Coup d’éponge. Devant un bon café, nous avons partagé avec Erasmo, sa femme Serena et leur fils Giovanni toutes les difficultés concrètes que nous rencontrons. Tous les trois ont balayé d’un coup d’éponge toutes ces « fausses » questions et nous ont aidés à nous concentrer sur le vrai problème : pourquoi le faisons-nous ? Ils n’avaient pas de solution miracle, mais nous nous sommes sentis embrassés par une humanité infinie. Vous n’imaginez pas à quel point je me suis sentie embrassée par eux trois ! L’accueil est généré par la communion.
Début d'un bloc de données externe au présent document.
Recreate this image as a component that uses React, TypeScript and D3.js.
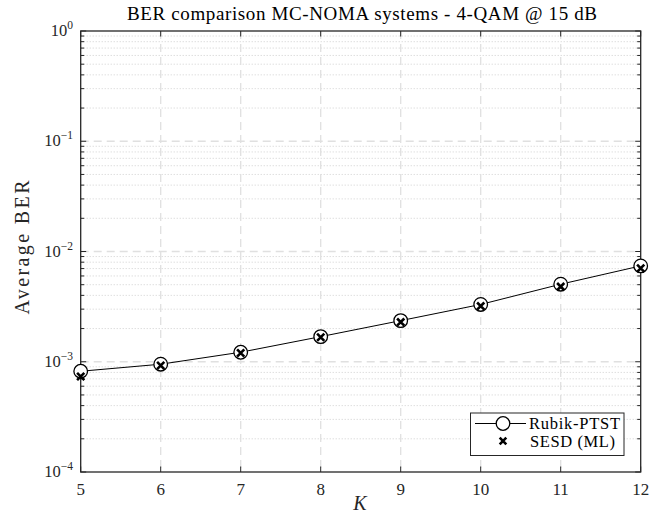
import React from "react";
import * as d3 from "d3";

const K = [5, 6, 7, 8, 9, 10, 11, 12];
const rubikPTST = [8.2e-4, 9.5e-4, 1.22e-3, 1.69e-3, 2.36e-3, 3.31e-3, 5.05e-3, 7.4e-3];
const sesdML = [7.35e-4, 9.25e-4, 1.2e-3, 1.67e-3, 2.29e-3, 3.2e-3, 4.8e-3, 7.05e-3];
const yTickExps = [0, -1, -2, -3, -4];
const xTicks = [5, 6, 7, 8, 9, 10, 11, 12];
const seriesNames = ["Rubik-PTST", "SESD (ML)"];
const title = "BER comparison MC-NOMA systems - 4-QAM @ 15 dB";

const W = 662;
const H = 523;
const L = 80.7;
const R = 640.7;
const T = 31;
const B = 472;
const FONT = "Liberation Serif";

export default function App() {
  const x = d3.scaleLinear().domain([5, 12]).range([L, R]);
  const y = d3.scaleLog().domain([1e-4, 1]).range([B, T]);

  const minor: number[] = [];
  for (let e = -4; e < 0; e++) {
    for (let m = 2; m <= 9; m++) minor.push(m * Math.pow(10, e));
  }

  const line = d3
    .line<number>()
    .x((_, i) => x(K[i]))
    .y((d) => y(d));

  const axisColor = "#262626";

  const Cross = ({ cx, cy, s = 3.6 }: { cx: number; cy: number; s?: number }) => (
    <path
      d={`M${cx - s},${cy - s}L${cx + s},${cy + s}M${cx - s},${cy + s}L${cx + s},${cy - s}`}
      stroke="#000"
      strokeWidth={2.6}
      fill="none"
    />
  );

  return (
    <svg
      width={W}
      height={H}
      style={{ position: "absolute", left: 0, top: 0, background: "#fff", fontFamily: FONT }}
    >
      <rect x={0} y={0} width={W} height={H} fill="#fff" />
      {/* minor grid */}
      {minor.map((v, i) => (
        <line
          key={"mg" + i}
          x1={L}
          x2={R}
          y1={y(v)}
          y2={y(v)}
          stroke="#c4c4c4"
          strokeWidth={0.8}
          strokeDasharray="1 2"
        />
      ))}
      {/* major grid */}
      {yTickExps.slice(1, 4).map((e) => (
        <line
          key={"My" + e}
          x1={L}
          x2={R}
          y1={y(Math.pow(10, e))}
          y2={y(Math.pow(10, e))}
          stroke="#e0e0e0"
          strokeWidth={1.3}
          strokeDasharray="8 5"
        />
      ))}
      {xTicks.slice(1, -1).map((k) => (
        <line
          key={"Mx" + k}
          x1={x(k)}
          x2={x(k)}
          y1={T}
          y2={B}
          stroke="#e0e0e0"
          strokeWidth={1.3}
          strokeDasharray="8 5"
        />
      ))}
      {/* ticks */}
      {xTicks.map((k) => (
        <g key={"xt" + k}>
          <line x1={x(k)} x2={x(k)} y1={B} y2={B - 5.5} stroke={axisColor} strokeWidth={1} />
          <line x1={x(k)} x2={x(k)} y1={T} y2={T + 5.5} stroke={axisColor} strokeWidth={1} />
          <text
            x={x(k)}
            y={B + 23}
            textAnchor="middle"
            fontSize={17}
            fontFamily={FONT}
            fill="#262626"
          >
            {k}
          </text>
        </g>
      ))}
      {yTickExps.map((e) => (
        <g key={"yt" + e}>
          <line x1={L} x2={L + 5.5} y1={y(Math.pow(10, e))} y2={y(Math.pow(10, e))} stroke={axisColor} strokeWidth={1} />
          <line x1={R} x2={R - 5.5} y1={y(Math.pow(10, e))} y2={y(Math.pow(10, e))} stroke={axisColor} strokeWidth={1} />
          <text x={73} y={y(Math.pow(10, e)) + 5} textAnchor="end" fill="#262626" fontFamily={FONT}>
            <tspan fontSize={16.5}>10</tspan>
            <tspan fontSize={11.5} dy={-7}>
              {e === 0 ? "0" : "\u2212" + Math.abs(e)}
            </tspan>
          </text>
        </g>
      ))}
      {minor.map((v, i) => (
        <g key={"mt" + i}>
          <line x1={L} x2={L + 3.5} y1={y(v)} y2={y(v)} stroke={axisColor} strokeWidth={1} />
          <line x1={R} x2={R - 3.5} y1={y(v)} y2={y(v)} stroke={axisColor} strokeWidth={1} />
        </g>
      ))}
      {/* axes box */}
      <rect x={L} y={T} width={R - L} height={B - T} fill="none" stroke={axisColor} strokeWidth={1.3} />

      {/* data */}
      <path d={line(rubikPTST) || ""} fill="none" stroke="#000" strokeWidth={1} />
      {rubikPTST.map((v, i) => (
        <circle key={"c" + i} cx={x(K[i])} cy={y(v)} r={6.8} fill="#fff" stroke="#000" strokeWidth={1.3} />
      ))}
      {sesdML.map((v, i) => (
        <Cross key={"x" + i} cx={x(K[i])} cy={y(v)} />
      ))}

      {/* legend */}
      <rect x={470.5} y={413} width={153.5} height={42.5} fill="#fff" stroke={axisColor} strokeWidth={1} />
      <line x1={475} x2={526} y1={423.5} y2={423.5} stroke="#000" strokeWidth={1} />
      <circle cx={503} cy={423.5} r={6.8} fill="#fff" stroke="#000" strokeWidth={1.3} />
      <text x={529} y={429} fontSize={16.5} fill="#000" fontFamily={FONT} textLength={91} lengthAdjust="spacing">
        {seriesNames[0]}
      </text>
      <Cross cx={503} cy={441} s={3.3} />
      <text x={530} y={446.5} fontSize={16.5} fill="#000" fontFamily={FONT} textLength={85} lengthAdjust="spacing">
        {seriesNames[1]}
      </text>

      {/* title & labels */}
      <text x={362} y={20} textAnchor="middle" fontSize={19} fill="#000" fontFamily={FONT} textLength={470} lengthAdjust="spacing">
        {title}
      </text>
      <text x={360} y={510} textAnchor="middle" fontSize={20} fontStyle="italic" fill="#262626" fontFamily={FONT}>
        K
      </text>
      <text
        transform={`translate(29,${(T + B) / 2 - 4}) rotate(-90)`}
        textAnchor="middle"
        fontSize={20}
        fill="#262626"
        fontFamily={FONT}
        textLength={134}
        lengthAdjust="spacing"
      >
        Average BER
      </text>
    </svg>
  );
}
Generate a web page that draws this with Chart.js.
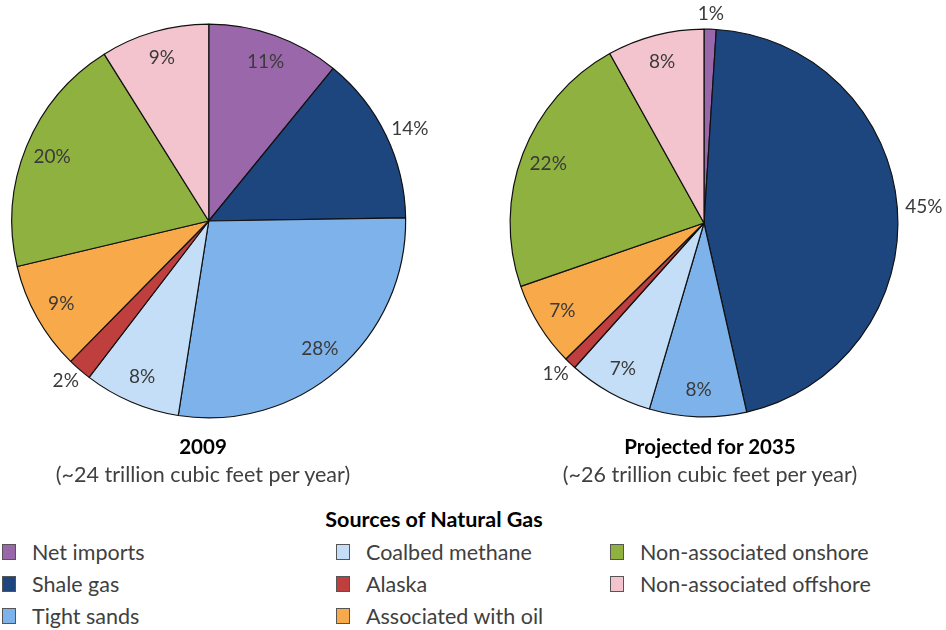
<!DOCTYPE html>
<html>
<head>
<meta charset="utf-8">
<script src="https://cdn.jsdelivr.net/npm/chart.js@4.4.1/dist/chart.umd.min.js"></script>
<style>
  html, body { margin: 0; padding: 0; background: #fff; }
  body { width: 946px; height: 630px; position: relative; overflow: hidden; font-family: Lato, "Noto Sans", sans-serif; color: #404040; }
  .cv { position: absolute; left: 0; top: 0; width: 946px; height: 440px; }
  .ttl { position: absolute; text-align: center; width: 400px; font-size: 21.5px; line-height: 28px; }
  .ttl b { color: #000; font-size: 20.5px; }
  #legTitle { position: absolute; left: 234px; width: 400px; top: 506px; text-align: center; font-weight: bold; font-size: 21.5px; color: #000; }
  .leg { position: absolute; font-size: 21.5px; line-height: 24px; white-space: nowrap; }
  .leg span.box { position: absolute; left: 0; top: 4px; width: 12px; height: 14px; border: 1px solid #555; }
  .leg span.txt { position: absolute; left: 30px; top: 0; }
</style>
</head>
<body>
<canvas id="c1" class="cv" width="946" height="440"></canvas>
<canvas id="c2" class="cv" width="946" height="440"></canvas>
<div class="ttl" style="left:3px; top:432px;"><b>2009</b><br>(~24 trillion cubic feet per year)</div>
<div class="ttl" style="left:510px; top:432px;"><b>Projected for 2035</b><br>(~26 trillion cubic feet per year)</div>
<div id="legTitle">Sources of Natural Gas</div>
<div id="legend"></div>
<script>
const categories = ["Net imports", "Shale gas", "Tight sands", "Coalbed methane", "Alaska", "Associated with oil", "Non-associated onshore", "Non-associated offshore"];
const values2009 = [11, 14, 28, 8, 2, 9, 20, 9];
const values2035 = [1, 45, 8, 7, 1, 7, 22, 8];
const colors = ["#9a68aa", "#1d467e", "#7db3ea", "#c5def7", "#bf3f3f", "#f8a94a", "#8fb13f", "#f4c4ce"];

const labelPlugin = {
  id: 'sliceLabels',
  afterDatasetsDraw(chart, args, opts) {
    const ctx = chart.ctx;
    const meta = chart.getDatasetMeta(0);
    const data = chart.data.datasets[0].data;
    ctx.save();
    ctx.font = '19px Lato, "Noto Sans", sans-serif';
    ctx.fillStyle = '#3a3a3a';
    ctx.textAlign = 'center';
    ctx.textBaseline = 'middle';
    meta.data.forEach((arc, i) => {
      const p = arc.getProps(['x', 'y', 'startAngle', 'endAngle', 'outerRadius'], true);
      const mid = (p.startAngle + p.endAngle) / 2;
      const txt = data[i] + '%';
      const c = Math.cos(mid), s = Math.sin(mid);
      let x, y;
      if (opts.outside.includes(i)) {
        const w = ctx.measureText(txt).width, h = 14;
        const r = p.outerRadius + opts.gap;
        x = p.x + c * r + c * w / 2;
        y = p.y + s * r + s * h / 2;
      } else {
        const r = p.outerRadius * opts.inFactor;
        x = p.x + c * r;
        y = p.y + s * r;
      }
      ctx.fillText(txt, x, y);
    });
    ctx.restore();
  }
};

function makePie(id, values, padding, outside) {
  return new Chart(document.getElementById(id), {
    type: 'pie',
    data: {
      labels: categories,
      datasets: [{ data: values, backgroundColor: colors, borderColor: '#111', borderWidth: 1.2 }]
    },
    options: {
      responsive: false,
      animation: false,
      layout: { padding: padding },
      plugins: {
        legend: { display: false },
        tooltip: { enabled: false },
        sliceLabels: { outside: outside, inFactor: 0.86, gap: 8 }
      }
    },
    plugins: [labelPlugin]
  });
}

makePie('c1', values2009, { left: 11, top: 23.5, right: 539.5, bottom: 21.5 }, [1, 4]);
makePie('c2', values2035, { left: 509, top: 28.5, right: 47, bottom: 22.5 }, [0, 1, 4]);

// HTML legend, column-major in three columns
const legCols = [2, 336, 610];
const legRows = [540, 572, 604];
const legend = document.getElementById('legend');
categories.forEach((name, i) => {
  const col = Math.floor(i / 3), row = i % 3;
  const d = document.createElement('div');
  d.className = 'leg';
  d.style.left = legCols[col] + 'px';
  d.style.top = legRows[row] + 'px';
  d.innerHTML = '<span class="box" style="background:' + colors[i] + '"></span><span class="txt">' + name + '</span>';
  legend.appendChild(d);
});
</script>
</body>
</html>
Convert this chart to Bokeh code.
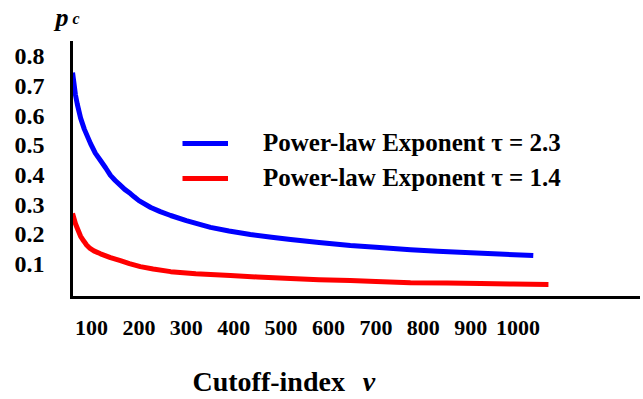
from bokeh.plotting import figure
from bokeh.models import Range1d, FixedTicker, Label, Legend, LegendItem, LinearAxis
from bokeh.embed import file_html
from bokeh.resources import INLINE

# Data
v_blue = [60, 63, 66, 70, 77, 85, 98, 108, 119, 130, 140, 150, 160, 170, 182, 190,
          200, 225, 245, 267, 300, 351, 390, 435, 480, 520, 580, 646, 700, 773, 830,
          900, 960, 1032]
pc_blue = [0.746, 0.710, 0.672, 0.640, 0.593, 0.555, 0.507, 0.475, 0.450, 0.425,
           0.400, 0.383, 0.368, 0.353, 0.339, 0.328, 0.315, 0.292, 0.278, 0.265,
           0.248, 0.225, 0.213, 0.201, 0.192, 0.184, 0.174, 0.164, 0.158, 0.150,
           0.145, 0.140, 0.135, 0.130]
v_red = [60, 63, 66, 70, 77, 84, 90, 97, 105, 119, 140, 161, 180, 203, 230, 267, 320,
         393, 450, 520, 580, 646, 700, 773, 850, 921, 990, 1064]
pc_red = [0.272, 0.255, 0.238, 0.222, 0.195, 0.178, 0.165, 0.154, 0.146, 0.136,
          0.123, 0.113, 0.103, 0.093, 0.085, 0.076, 0.069, 0.063, 0.058, 0.053,
          0.049, 0.046, 0.043, 0.039, 0.038, 0.036, 0.034, 0.033]
x_ticks = [100, 200, 300, 400, 500, 600, 700, 800, 900, 1000]
y_ticks = [0.1, 0.2, 0.3, 0.4, 0.5, 0.6, 0.7, 0.8]
label_blue = "Power-law Exponent \u03c4 = 2.3"
label_red = "Power-law Exponent \u03c4 = 1.4"
y_title = ("p", "c")
x_title = ("Cutoff-index", "v")

# axis extents (data units) and full view ranges
X_AXIS_START, X_AXIS_END = 57.8, 1258.0
Y_AXIS_START, Y_AXIS_END = -0.011, 0.847

SERIF = "Liberation Serif"

p = figure(width=640, height=396, output_backend="svg", toolbar_location=None,
           x_range=Range1d(-92.0, 1258.2), y_range=Range1d(-0.3444, 0.9889),
           x_axis_location=None, y_axis_location=None,
           min_border=0, min_border_left=0, min_border_right=0,
           min_border_top=0, min_border_bottom=0)
p.outline_line_color = None
p.xgrid.visible = False
p.ygrid.visible = False

r_blue = p.line(v_blue, pc_blue, line_color="#0000ff", line_width=5, line_join="round")
r_red = p.line(v_red, pc_red, line_color="#ff0000", line_width=5, line_join="round")

xaxis = LinearAxis(fixed_location=Y_AXIS_START, bounds=(X_AXIS_START, X_AXIS_END),
                   ticker=FixedTicker(ticks=x_ticks))
yaxis = LinearAxis(fixed_location=X_AXIS_START, bounds=(Y_AXIS_START, Y_AXIS_END),
                   ticker=FixedTicker(ticks=y_ticks))
for ax in (xaxis, yaxis):
    ax.axis_line_width = 3
    ax.axis_line_color = "black"
    ax.axis_line_cap = "square"
    ax.major_tick_line_color = None
    ax.minor_tick_line_color = None
    ax.major_label_text_font = SERIF
    ax.major_label_text_font_style = "bold"
    ax.major_label_text_color = "black"
xaxis.major_label_text_font_size = "22px"
yaxis.major_label_text_font_size = "24px"
xaxis.major_label_standoff = 18
yaxis.major_label_standoff = 21
p.add_layout(xaxis, "below")
p.add_layout(yaxis, "left")

legend = Legend(items=[LegendItem(label=label_blue, renderers=[r_blue]),
                       LegendItem(label=label_red, renderers=[r_red])],
                location=(182, 203), orientation="vertical",
                border_line_color=None, background_fill_alpha=0,
                padding=0, margin=0, spacing=5,
                glyph_width=46, glyph_height=30, label_height=30,
                label_standoff=35,
                label_text_font=SERIF, label_text_font_style="bold",
                label_text_font_size="25px", label_text_color="black")
p.add_layout(legend, "center")


def add_text(x, y, txt, style, size):
    p.add_layout(Label(x=x, y=y, text=txt, text_font=SERIF,
                       text_font_style=style, text_font_size=size,
                       text_color="black", text_baseline="alphabetic"))


add_text(24.0, 0.932, y_title[0], "bold italic", "26px")
add_text(60.0, 0.927, y_title[1], "bold italic", "16px")
add_text(313.0, -0.294, x_title[0], "bold", "28px")
add_text(672.0, -0.294, x_title[1], "bold italic", "28px")

open("out.html", "w").write(file_html(p, INLINE))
Et la charité est la conséquence de cette communion qui consiste à s’aider à vivre mieux, avec simplicité, avec cette Présence qui s’est incarnée. Ici, à la Cometa, ce ne sont pas que des mots, parce que cette Présence nous pouvons la toucher. À travers leur communion, Erasmo, Serena et Giovanni sont pour nous cette Présence.

*Par Ici est une petite association, née à Paris en 2011, suite à la rencontre avec Erasmo à la Cometa, qui propose un lieu de partage (jeux, visites, pique-niques, etc.) avec des jeunes.